The U.S. Department of Justice (DOJ) has filed a civil antitrust lawsuit to block the proposed $30 billion combination of Aon and Willis Towers Watson (WTW), stating that the merger threatens to eliminate competition, increase prices, and ultimately create a “broking behemoth.”
In response to the DOJ’s announcement, Aon and WTW have said that they disagree with the action, “which reflects a lack of understanding of our business, the clients we serve and the marketplaces in which we operate.”
The announcement from the DOJ will come as a blow to Aon and WTW as they look to get their proposed combination completed.
After submitting concessions to the European Commission (EC) in order to satisfy EU competition concerns, reports emerged claiming the mega-merger is expected to gain the approval needed to go ahead in Europe.

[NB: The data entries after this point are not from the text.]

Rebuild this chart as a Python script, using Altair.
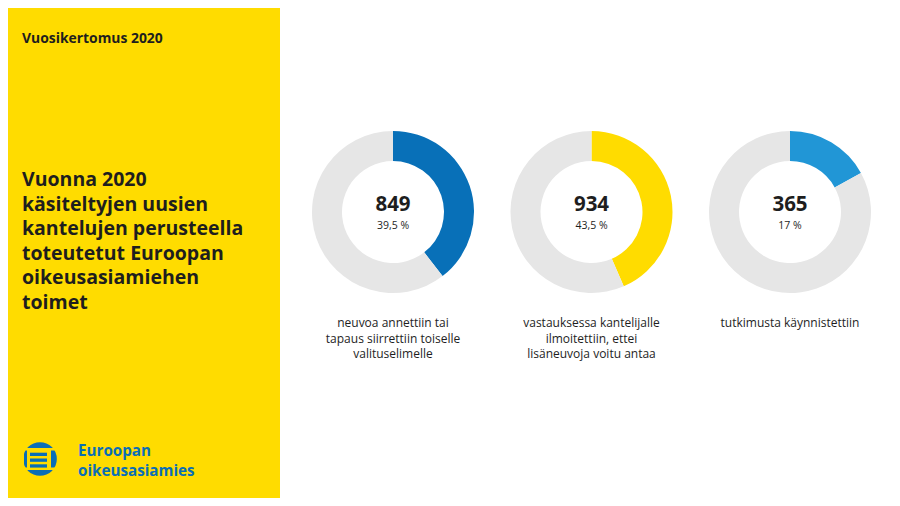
import altair as alt
import pandas as pd

# ---- data ----
header = "Vuosikertomus 2020"
title_lines = [
    "Vuonna 2020",
    "käsiteltyjen uusien",
    "kantelujen perusteella",
    "toteutetut Euroopan",
    "oikeusasiamiehen",
    "toimet",
]
brand_lines = ["Euroopan", "oikeusasiamies"]
categories = ["neuvoa", "vastauksessa", "tutkimusta"]
counts = [849, 934, 365]
shares = ["39,5 %", "43,5 %", "17 %"]
label_lines = [
    ["neuvoa annettiin tai", "tapaus siirrettiin toiselle", "valituselimelle"],
    ["vastauksessa kantelijalle", "ilmoitettiin, ettei", "lisäneuvoja voitu antaa"],
    ["tutkimusta käynnistettiin"],
]
rest_name = "muut"

# ---- style ----
FONT = "Open Sans"
YELLOW = "#FFDC00"
BLUE = "#0A6EB6"
DARK = "#1E1E1E"
seg_colors = ["#0870B8", "#FFDC00", "#2196D6", "#E6E6E6"]
W, H = 884, 490
centers_x = [385, 583.5, 782]
center_y = 204

total = sum(counts)
rows = []
for i, (cat, v) in enumerate(zip(categories, counts)):
    rows.append({"donut": i, "part": cat, "amount": v, "ord": 0})
    rows.append({"donut": i, "part": rest_name, "amount": total - v, "ord": 1})
arcs_df = pd.DataFrame(rows)

one = pd.DataFrame({"a": [0]})
color_scale = alt.Scale(domain=categories + [rest_name], range=seg_colors)

layers = []

# yellow side panel
layers.append(
    alt.Chart(one).mark_rect(color=YELLOW).encode(
        x=alt.value(0), x2=alt.value(272), y=alt.value(0), y2=alt.value(H)
    )
)

# header
layers.append(
    alt.Chart(pd.DataFrame({"t": [header]})).mark_text(
        font=FONT, fontSize=13.9, fontWeight="bold", color=DARK,
        align="left", baseline="alphabetic"
    ).encode(text="t:N", x=alt.value(14), y=alt.value(34.7))
)

# title block
layers.append(
    alt.Chart(pd.DataFrame({"t": ["\n".join(title_lines)]})).mark_text(
        font=FONT, fontSize=19.5, fontWeight="bold", color=DARK,
        align="left", baseline="alphabetic", lineBreak="\n", lineHeight=24.6
    ).encode(text="t:N", x=alt.value(14), y=alt.value(178))
)

# logo
layers.append(
    alt.Chart(one).mark_circle(size=3.1416 * 19 * 19, color=BLUE, opacity=1).encode(
        x=alt.value(32), y=alt.value(451)
    )
)
layers.append(
    alt.Chart(one).mark_rect(color=YELLOW).encode(
        x=alt.value(19), x2=alt.value(43), y=alt.value(441), y2=alt.value(461)
    )
)
for (y1, y2) in [(440, 442.5), (459.5, 462)]:
    layers.append(
        alt.Chart(one).mark_rect(color=YELLOW).encode(
            x=alt.value(11), x2=alt.value(53), y=alt.value(y1), y2=alt.value(y2)
        )
    )
layers.append(
    alt.Chart(one).mark_rect(color=YELLOW).encode(
        x=alt.value(11), x2=alt.value(16), y=alt.value(442), y2=alt.value(460)
    )
)
for (y1, y2) in [(444.7, 448), (450.5, 453.8), (456.3, 459.6)]:
    layers.append(
        alt.Chart(one).mark_rect(color=BLUE).encode(
            x=alt.value(22), x2=alt.value(39), y=alt.value(y1), y2=alt.value(y2)
        )
    )
for j, line in enumerate(brand_lines):
    layers.append(
        alt.Chart(pd.DataFrame({"t": [line]})).mark_text(
            font=FONT, fontSize=15.2, fontWeight="bold", color=BLUE,
            align="left", baseline="alphabetic"
        ).encode(text="t:N", x=alt.value(70), y=alt.value(448.2 + 20 * j))
    )

# donuts
for i, cx in enumerate(centers_x):
    layers.append(
        alt.Chart(arcs_df).transform_filter(alt.datum.donut == i).mark_arc(
            outerRadius=81, innerRadius=51, stroke=None
        ).encode(
            theta=alt.Theta("amount:Q", stack=True),
            color=alt.Color("part:N", scale=color_scale, legend=None),
            order=alt.Order("ord:Q"),
            x=alt.value(cx), y=alt.value(center_y),
        )
    )
    layers.append(
        alt.Chart(pd.DataFrame({"t": [str(counts[i])]})).mark_text(
            font=FONT, fontSize=20.5, fontWeight="bold", color=DARK,
            align="center", baseline="alphabetic"
        ).encode(text="t:N", x=alt.value(cx), y=alt.value(202.5))
    )
    layers.append(
        alt.Chart(pd.DataFrame({"t": [shares[i]]})).mark_text(
            font=FONT, fontSize=10.5, color=DARK,
            align="center", baseline="alphabetic"
        ).encode(text="t:N", x=alt.value(cx), y=alt.value(220.5))
    )
    layers.append(
        alt.Chart(pd.DataFrame({"t": ["\n".join(label_lines[i])]})).mark_text(
            font=FONT, fontSize=12, color=DARK,
            align="center", baseline="alphabetic", lineBreak="\n", lineHeight=15.5
        ).encode(text="t:N", x=alt.value(cx), y=alt.value(319))
    )

chart = alt.layer(*layers).properties(
    width=W, height=H, padding=0, autosize="none", background="white"
).configure_view(stroke=None)

chart.save("out.html", embed_options={"renderer": "svg", "actions": False})
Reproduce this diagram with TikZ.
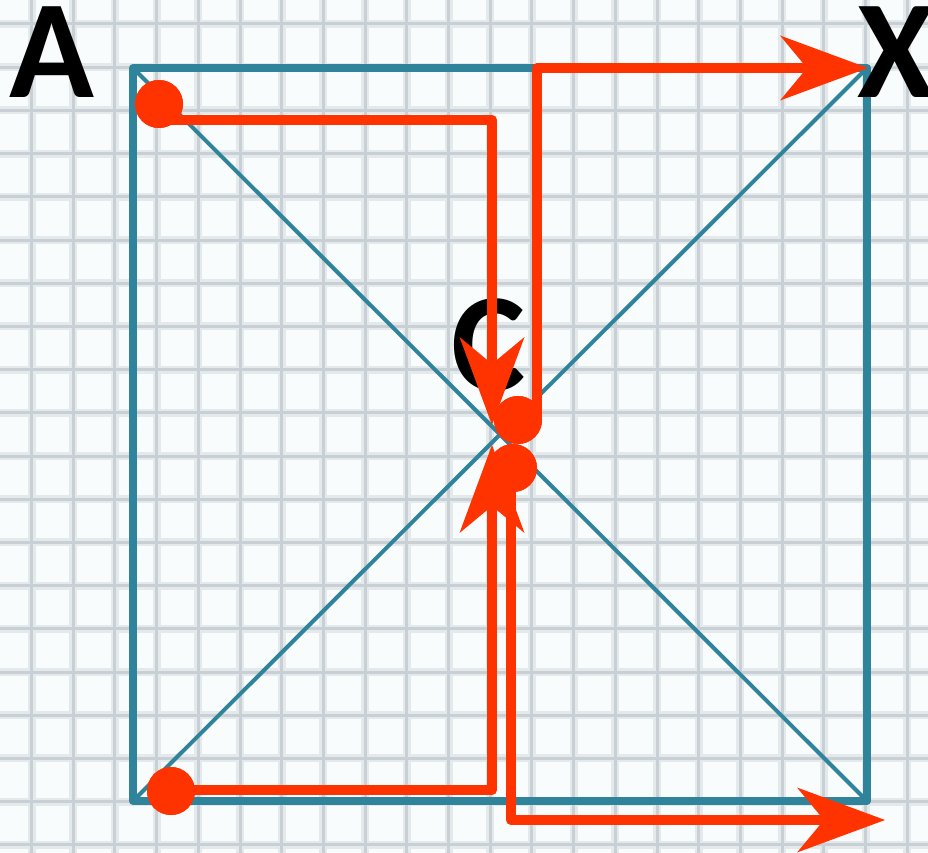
\documentclass[tikz,border=0pt]{standalone}
\usepackage{fontspec}
\setmainfont{Carlito}
\usetikzlibrary{arrows.meta}
\definecolor{teal1}{RGB}{47,132,155}
\definecolor{redo}{RGB}{255,51,0}
\definecolor{gridc}{RGB}{200,207,213}
\definecolor{gridh}{RGB}{228,233,236}
\definecolor{paper}{RGB}{248,252,253}
\begin{document}
\begin{tikzpicture}[x=1pt,y=-1pt,
  gridhalo/.style={draw=gridh,line width=8pt},
  gridline/.style={draw=gridc,line width=3pt},
  frame/.style={draw=teal1,line width=8pt,line join=round},
  diag/.style={draw=teal1,line width=4pt},
  route/.style={draw=redo,line width=10pt,line join=round},
  tipA/.style={-{Stealth[length=88pt,width=65pt,inset=27pt,line width=0pt]}},
  dot/.style={circle,fill=redo,minimum size=48pt,inner sep=0pt},
  lbl/.style={font=\fontsize{140}{140}\selectfont\bfseries,inner sep=0pt,anchor=base}]
\useasboundingbox (0,0) rectangle (928,853);
\clip (0,0) rectangle (928,853);
\fill[paper] (0,0) rectangle (928,853);
% grid paper
\foreach \k in {0,...,21} {
  \draw[gridhalo] ({31.5+41.7*\k},0) -- ({31.5+41.7*\k},853);
}
\foreach \k in {0,...,19} {
  \draw[gridhalo] (0,{24+43.2*\k}) -- (928,{24+43.2*\k});
}
\foreach \k in {0,...,21} {
  \draw[gridline] ({31.5+41.7*\k},0) -- ({31.5+41.7*\k},853);
}
\foreach \k in {0,...,19} {
  \draw[gridline] (0,{24+43.2*\k}) -- (928,{24+43.2*\k});
}
% square and diagonals
\coordinate (tl) at (133,68);
\coordinate (tr) at (867,68);
\coordinate (bl) at (133,801);
\coordinate (br) at (867,801);
\draw[diag] (tl) -- (br);
\draw[diag] (bl) -- (tr);
\draw[frame] (tl) rectangle (br);
% labels
\node[lbl] (A) at (52,98) {A};
\node[lbl] (X) at (896,98) {X};
\node[lbl] (C) at (489,390) {C};
% dots
\node[dot] (d1) at (159,104) {};
\node[dot] (d2) at (518,420) {};
\node[dot] (d3) at (171,791) {};
\node[dot] (d4) at (513,468) {};
% route coordinates
\coordinate (p1s) at (159,120);
\coordinate (p1c) at (492,120);
\coordinate (p1e) at (492,425);
\coordinate (p2s) at (537,420);
\coordinate (p2c) at (537,68);
\coordinate (p2e) at (868,68);
\coordinate (p3s) at (171,790);
\coordinate (p3c) at (492,790);
\coordinate (p3e) at (492,445);
\coordinate (p4s) at (511,468);
\coordinate (p4c) at (511,820);
\coordinate (p4e) at (885,820);
\draw[route,tipA] (p1s) -- (p1c) -- (p1e);
\draw[route,tipA] (p2s) -- (p2c) -- (p2e);
\draw[route,tipA] (p3s) -- (p3c) -- (p3e);
\draw[route,tipA] (p4s) -- (p4c) -- (p4e);
% redraw dots on top
\fill[redo] (d1) circle (24);
\fill[redo] (d2) circle (24);
\fill[redo] (d3) circle (24);
\fill[redo] (d4) circle (24);
\end{tikzpicture}
\end{document}
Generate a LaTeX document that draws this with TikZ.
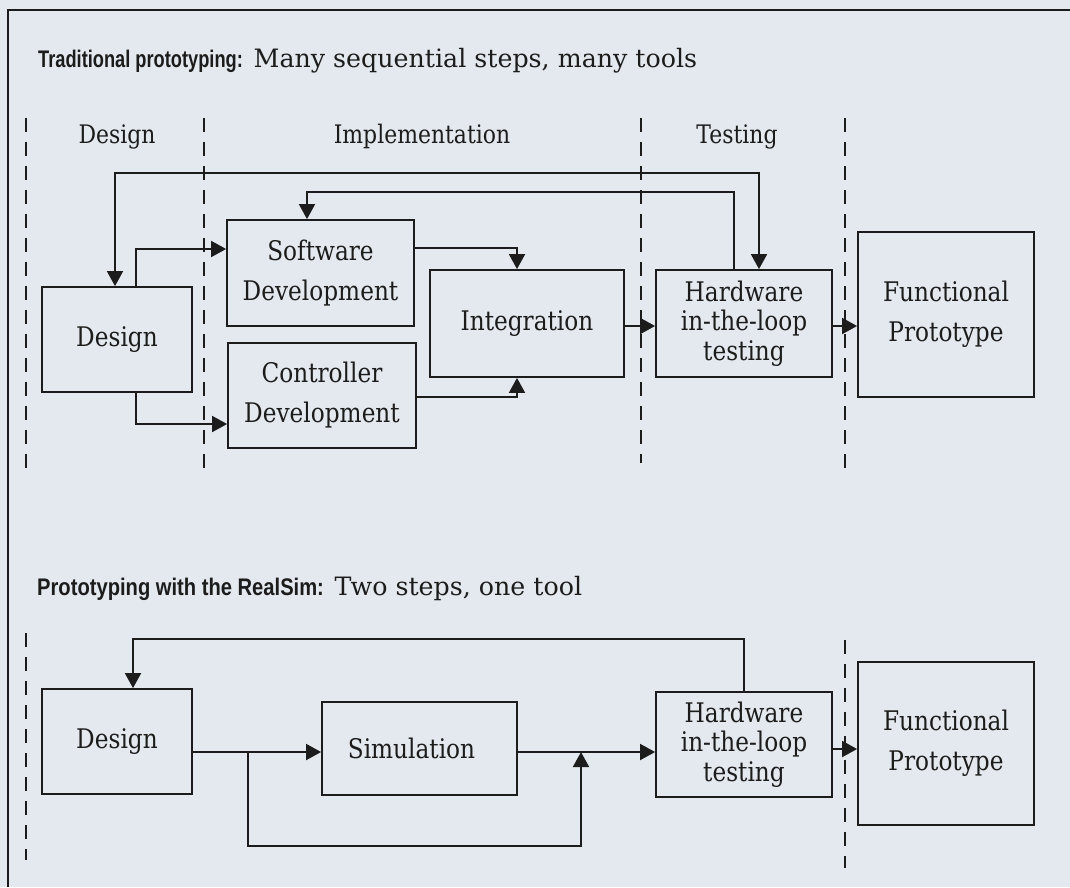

Following the news of Aon’s EU remedy package, which includes the sale of Willis Re and other WTW assets to Arthur J. Gallagher & Co., the broker announced a further $1.4 billion divestment to appease U.S. regulators. But it appears as though this has not been enough.
“Today’s action demonstrates the Justice Department’s commitment to stopping harmful consolidation and preserving competition that directly and indirectly benefits Americans across the country,” said Attorney General, Merrick B. Garland.
“American companies and consumers rely on competition between Aon and Willis Towers Watson to lower prices for crucial services, such as health and retirement benefits consulting. Allowing Aon and Willis Towers Watson to merge would reduce that vital competition and leave American customers with fewer choices, higher prices, and lower quality services,” he added.
According to the DOJ, Aon’s proposed remedies are inadequate to protect consumers in the U.S. Within its compliant, the DOJ adds that the recent U.S.-focused divestments in both health benefits and commercial risk broking, “are wholly insufficient to resolve the department’s significant concerns.”
The complaint filed by the DOJ states that Aon and WTW operate in an oligopoly and that by coming together, will have even greater leverage to increase prices and lower the quality of products relied on by thousands of U.S. businesses, as well as their customers, employees, and retirees.
The DOJ goes further to explain that ultimately, the merger would remove important competition in five markets. This includes property, casualty, and financial risk broking for large customers; health benefits broking for large customers; actuarial services for large single-employer defined benefit benefit pension plan; the operation of private multi-carrier retiree exchanges; and reinsurance broking.
In response to the action taken by the DOJ, Aon and WTW commented: “Aon and Willis Towers Watson operate across broad, competitive areas of the economy and our proposed combination will accelerate innovation on behalf of clients creating more choice in an already dynamic and competitive marketplace.
“While this proposed combination was not developed with the pandemic in mind, the impact of the pandemic underscores the need to address similar systemic risks including cyber threats, climate change and the growing health and wealth gap which our combined firm will more capably address.
“We continue to make material progress with other regulators around the world and remain fully committed to the benefits of our combination.
“We are grateful to our respective colleagues for the work they have done to support our respective clients and each other throughout this process, as evidenced by the excellent performance of Aon and Willis Towers Watson since the announcement of the proposed combination.”